Nirvana / Bleach (1989)
90年代に一大ムーヴメントを巻き起こした”グランジ”の中でも神話となったニルヴァーナ。
80年代末にリリースされたこのデビュー・アルバムでは、来たる90年代グランジ・ブーム前夜、シアトル郊外の片田舎に住む若者たちが、退屈で鬱屈とした日常から逃れようともがき、唯一手にした音楽をもって自由と解放を手に入れようと格闘する姿をありありと感じることができる。
パンクやその後のポスト・パンク、そして80年代のUSオルタナティヴ・ロックに大いに影響を受けた彼らは、当時のシアトルの音楽シーンで隆盛だったヘヴィ・ロックのサウンドにパンクの刹那的な疾走感を混ぜ合わせ、のちに”グランジ”と呼ばれる音を意図せず作り上げてしまった。
カート・コベイン(表記の仕方を迷ったけど、コバーンって響きはもはやカリスマ性を持っちゃってるけど、どう間違ってもコバーンて読めないよね…以後コベインで統一します)の格別で隔世の”ロックの声”は、大部分で叫び声となって、ときに断末魔となって、自らの全ての”ネガティヴ・クリープ”を吐き出す。
シンプルながらぶっとくてヘヴィなバンド・サウンドは、歪みながらどっしりと腹にのしかかってくる。
それでいてメロディはどこか人懐っこさすら感じさせ、次作「ネヴァーマインド」での”ポップさ”の兆しが窺える。
当時はデイヴ・グロール加入前でバンドとして不安定ながら、まだ屈託のないカートの笑顔も見られた、ニルヴァーナの始まりの(ある意味最も幸せな)時代。

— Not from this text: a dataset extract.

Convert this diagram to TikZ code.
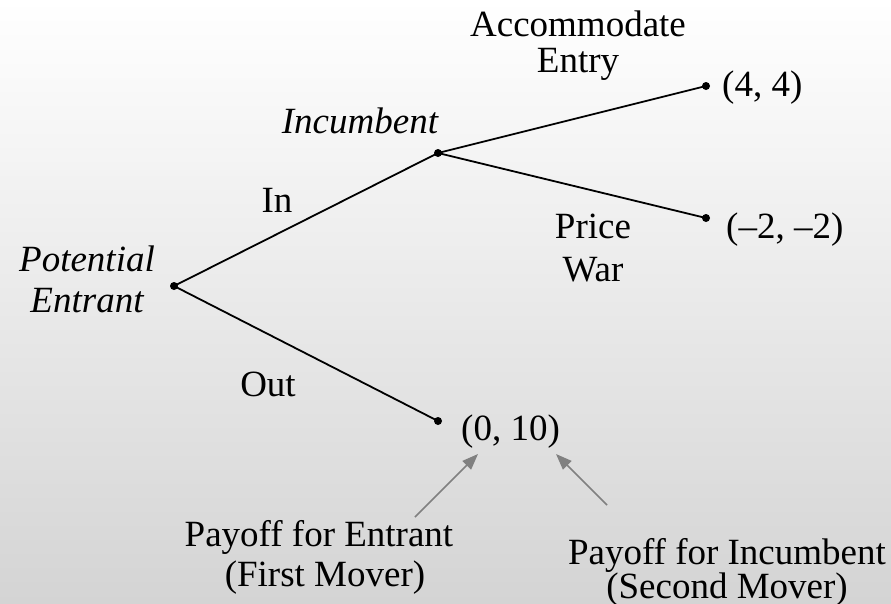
\documentclass[tikz,border=0pt]{standalone}
\usepackage{fontspec}
\setmainfont{Liberation Serif}
\usetikzlibrary{arrows.meta}
\tikzset{
  dot/.style={circle,fill=black,inner sep=0pt,minimum size=8pt},
  branch/.style={line width=1.8pt,black},
  lbl/.style={font=\fontsize{37}{40}\selectfont,align=center,inner sep=0pt,anchor=base},
  ilbl/.style={lbl,font=\fontsize{37}{40}\selectfont\itshape},
  pay/.style={lbl,anchor=base west},
  note/.style={draw=gray,line width=1.6pt,-{Triangle[length=16pt,width=12pt]},fill=gray}
}
\begin{document}
\begin{tikzpicture}[x=1pt,y=-1pt]
\shade[top color=white,bottom color={rgb,255:red,212;green,212;blue,212}] (0,0) rectangle (891,603);
\useasboundingbox (0,0) rectangle (891,603);
\node[dot] (root) at (174,286) {};
\node[dot] (inc) at (438,153) {};
\node[dot] (acc) at (706,86) {};
\node[dot] (war) at (706,218) {};
\node[dot] (out) at (438,421) {};
\draw[branch] (root.center) -- (inc.center);
\draw[branch] (root.center) -- (out.center);
\draw[branch] (inc.center) -- (acc.center);
\draw[branch] (inc.center) -- (war.center);
\node[pay] (p1) at (722,96) {(4, 4)};
\node[pay] (p2) at (726,238) {(\textendash2, \textendash2)};
\node[pay] (p3) at (461,440) {(0, 10)};
\node[ilbl] (pe1) at (87,271) {Potential};
\node[ilbl] (pe2) at (87,312) {Entrant};
\node[ilbl] (incl) at (360,133) {Incumbent};
\node[lbl] (inl) at (277,212) {In};
\node[lbl] (outl) at (268,396) {Out};
\node[lbl] (acc1) at (578,36) {Accommodate};
\node[lbl] (acc2) at (578,72) {Entry};
\node[lbl] (pw1) at (593,238) {Price};
\node[lbl] (pw2) at (593,281) {War};
\node[lbl] (fe1) at (319,546) {Payoff for Entrant};
\node[lbl] (fe2) at (325,586) {(First Mover)};
\node[lbl] (si1) at (727,564) {Payoff for Incumbent};
\node[lbl] (si2) at (727,598) {(Second Mover)};
\coordinate (t1) at (415,517);
\coordinate (h1) at (478,454);
\coordinate (t2) at (607,505);
\coordinate (h2) at (556,454);
\draw[note] (t1) -- (h1);
\draw[note] (t2) -- (h2);
\end{tikzpicture}
\end{document}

僕が生まれた1989年にデビューした英米の伝説的バンドといえば、ストーン・ローゼズとこのニルヴァーナ。
カートの死から早30年。命日の4月5日は、個人的に何かを書く余裕のない時期だったこともありスルーしてしまっていたのだが、デビュー作リリース日のこのタイミングでニルヴァーナを取り上げてみた。
ヘヴィめの音が得意ではない僕がニルヴァーナを本当の意味で好きになるきっかけになったのは、18歳の6月、梅雨時期のことだった。
梅雨の影響のない地方で生まれ育った僕は、大学進学で上京して、キャンパス内に知り合いが誰もいない状況で、周囲に馴染めないまま、アルバイトにも就かないまま2ヶ月が経っていた6月、初めて味わうじめじめとして薄暗い梅雨に、心底うんざりし、落ち込み、自宅と大学を鬱屈とした気分で日々往復していた。
上京と進学と新生活への憧れと期待感とともに聴いていた音楽は、新鮮かつ希望に満ちた効力をすでに失いつつあり、何を観ても何を聴いても気分が晴れず、天気も晴れず、八方塞がりだった。
そんな時期に、何気なく聴き始めたのがニルヴァーナ。当然「ネヴァーマインド」は高校時代から周りで聴いている人もいて何となくは知っていたけど、僕の習性として、1作目から順に聴いていきたいというのがあって、ニルヴァーナについても最初にこの「ブリーチ」を手に取った。
そしてこの吐き捨てるような声と叩きつけられるヘヴィなサウンドに、頭を殴られたような新鮮な衝撃を受けた。
ネガティヴなものをネガティヴなまま抱えてファイティング・ポーズをとり、鬱屈とした感情をエネルギーに変換し、今この一瞬を生々しく刻むこのアルバムの音は、僕が吹っ切れて(前にではなく)先に進むことの後押しとなった。
意味なんていらない。とにかく進むだけ。
僕に最初にパンクの精神を教えてくれたのはこのレコードだったのかもしれない。
ちょっと踏み込み不足な文章だけど、酔って疲れたのでこのままリリースしてしまおう。